Less than Principled Opposition. Although some of the opposition to Fannie Mae and Freddie Mac is principled, much of it is not. The US mortgage market is one of the largest markets in the world. An enormous amount of money is at stake. Much of the opposition to Fannie Mae and Freddie Mac has arisen from private sector players who were enraged that such a substantial portion of the profits should go to these two GSEs.

In 2004, the resentment crystallized in the accounting scandals at Fannie Mae and Freddie Mac. In retrospect, both of the accounting scandals are very odd. In Freddie’s case, the problem was that it was understating, not overstating, earnings. Fannie was supposedly overstating earnings. Fannie’s regulator at the time called it a “government-sponsored Enron,” and the scandal led to the ejection of Raines as CEO and Tim Howard as chief financial officer. But when Fannie Mae’s earnings restatement was completed, shareholders’ equity actually increased.

Both Raines and Howard ended up settling the charges that their regulator brought against them. Neither man admitted guilt, and most of their combined $31 million settlement consisted of worthless stock options that the regulator valued at their grant prices rather than at the actual stock price at the time in order to arrive at a settlement that sounded impressive. In The Mortgage Wars, Howard wrote, “In an ironic way it was a fitting climax. A suit that began with our regulator accusing us of deliberate fraud ended with our regulator putting a deliberately fraudulent value on what we paid to settle it” (p. 267).

As a result of the settlement, both the SEC and the US Justice Department quietly dropped their investigations into wrongdoing at Fannie Mae. And in September 2012, when no one was paying attention any longer, after eight years and 67 million pages of documents and testimony from more than 150 witnesses, a civil suit against Raines, Howard, and another executive ended with a federal judge dismissing all charges. He concluded there was no evidence that Raines and Howard had ever tried to deceive anyone.

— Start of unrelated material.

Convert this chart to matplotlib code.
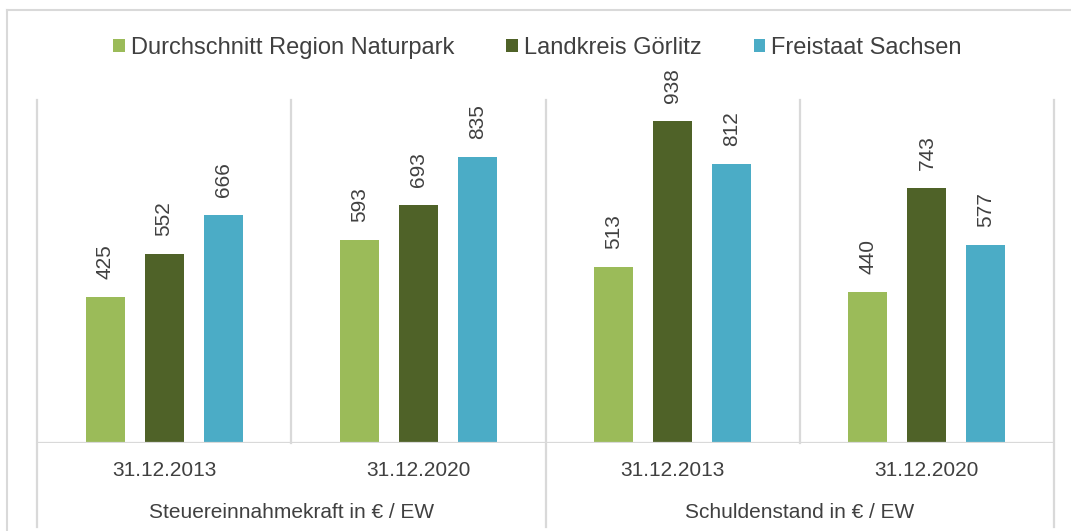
import matplotlib
matplotlib.use("Agg")
import matplotlib.pyplot as plt
from matplotlib.patches import Patch
from matplotlib.lines import Line2D
import numpy as np

plt.rcParams['font.family'] = ['Liberation Sans', 'DejaVu Sans']

series_names = ["Durchschnitt Region Naturpark", "Landkreis Görlitz", "Freistaat Sachsen"]
dates = ["31.12.2013", "31.12.2020", "31.12.2013", "31.12.2020"]
groups = ["Steuereinnahmekraft in € / EW", "Schuldenstand in € / EW"]
region = [425, 593, 513, 440]
landkreis = [552, 693, 938, 743]
sachsen = [666, 835, 812, 577]
colors = ["#9BBB59", "#4F6228", "#4BACC6"]
text_color = "#404040"
grid_color = "#D9D9D9"

W, H = 1071, 531
fig = plt.figure(figsize=(W / 100, H / 100), dpi=100)
ax_left, ax_right, ax_bottom, ax_top = 37, 1054, 443, 100
ax = fig.add_axes([ax_left / W, 1 - ax_bottom / H, (ax_right - ax_left) / W, (ax_bottom - ax_top) / H])

x = np.arange(len(dates))
bw = 0.154
off = 0.232
for i, (vals, c) in enumerate(zip([region, landkreis, sachsen], colors)):
    bars = ax.bar(x + (i - 1) * off, vals, width=bw, color=c, zorder=3)
    for b, v in zip(bars, vals):
        ax.annotate(str(v), (b.get_x() + b.get_width() / 2, v), xytext=(0, 13),
                    textcoords="offset points", rotation=90, ha="center", va="bottom",
                    fontsize=15, color=text_color)

ax.set_xlim(-0.5, len(dates) - 0.5)
ax.set_ylim(0, 1000)
for s in ax.spines.values():
    s.set_visible(False)
ax.set_xticks([])
ax.set_yticks([])

# separators
ext = -(527 - ax_bottom) / (ax_bottom - ax_top)
for xv in np.arange(-0.5, len(dates), 1.0):
    long_line = xv in (-0.5, 1.5, 3.5)
    ax.plot([xv, xv], [ext if long_line else 0, 1], transform=ax.get_xaxis_transform(),
            color=grid_color, lw=1.6, clip_on=False, zorder=1)
ax.axhline(0, color=grid_color, lw=1.6, zorder=4)

# date labels
y_date = -(470 - ax_bottom) / (ax_bottom - ax_top)
y_grp = -(512 - ax_bottom) / (ax_bottom - ax_top)
for xi, d in zip(x, dates):
    ax.text(xi, y_date, d, transform=ax.get_xaxis_transform(), ha="center", va="center",
            fontsize=15, color=text_color)
for gi, g in enumerate(groups):
    ax.text(0.5 + 2 * gi, y_grp, g, transform=ax.get_xaxis_transform(), ha="center", va="center",
            fontsize=15, color=text_color)

# outer frame
fig.add_artist(Line2D([7 / W, 7 / W], [0, 1 - 10 / H], color=grid_color, lw=1.5))
fig.add_artist(Line2D([7 / W, 1], [1 - 10 / H, 1 - 10 / H], color=grid_color, lw=1.5))

handles = [Patch(facecolor=c, edgecolor="none") for c in colors]
fig.legend(handles, series_names, loc="center", bbox_to_anchor=(0.502, 1 - 48 / H), ncol=3,
           frameon=False, fontsize=17, handlelength=0.5, handleheight=0.5,
           handletextpad=0.25, columnspacing=2.2, labelcolor=text_color)

fig.savefig("out.png", dpi=100)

Be very careful of investments when politics is involved.

The Financial Crisis

From time to time, bank executives at large banks and others have referred to Fannie Mae and Freddie Mac as “the hidden secret of the financial crisis,” as if the financial crisis had occurred because Fannie Mae and Freddie Mac were pursuing their affordable housing goals and giving mortgages to people who could not afford them. This narrative appeals to many people, perhaps because it simplifies the financial crisis and offers the illusion of clarity. Furthermore, if the entire financial crisis can be blamed on government interference with the markets, then the solution is obvious: Get government out of the markets. And get rid of government regulation because it is also detrimental to the markets.